I love the chocolate espresso from bb smells amazing. I just made some soap part gm/ part plain base. All my customers love that soap!


----------



## Gigi2 (Sep 7, 2007)

I have also tried Red Apple, and it moved fast~ but ended up in CP with a delicate apple FO. I didn't add coloring & several weeks later it's a pale off white. Pretty.



			
				smellitlikeitis said:
			
		

> Well, I finished a few more..
> 
> Red Apple moves extremely fast!
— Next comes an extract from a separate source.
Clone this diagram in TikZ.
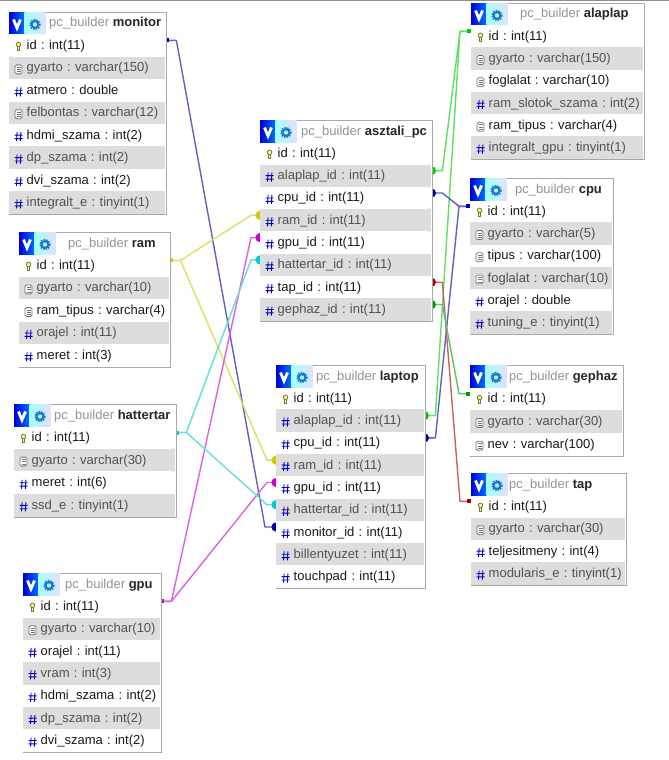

But it does smell like an apple.. how about that :wink:
> 
> ...


----------



## kitsmom (Sep 20, 2007)

HI, WHAT DO U MEAN WHEN YOU SAY THE RED APPLE MOVES REALLY FAST?  THANKS


----------



## Gigi2 (Sep 20, 2007)

Moves fast means that when a FO is added at trace, the batter seems to change quickly. Sometimes very hard to very running...


----------



## Guest (Sep 20, 2007)

Gigi said:
			
		

> Moves fast means that when a FO is added at trace, the batter seems to change quickly. Sometimes very hard to very running...



Acceleration. 

It goes through sapnofication fast because of the reaction to the fragrance. and it "freezes" on you. 

Like a popcicle on a stick.. and your stick blender is stuck :roll:  and you have to glop the soap in the mold and pack it down the best you can


----------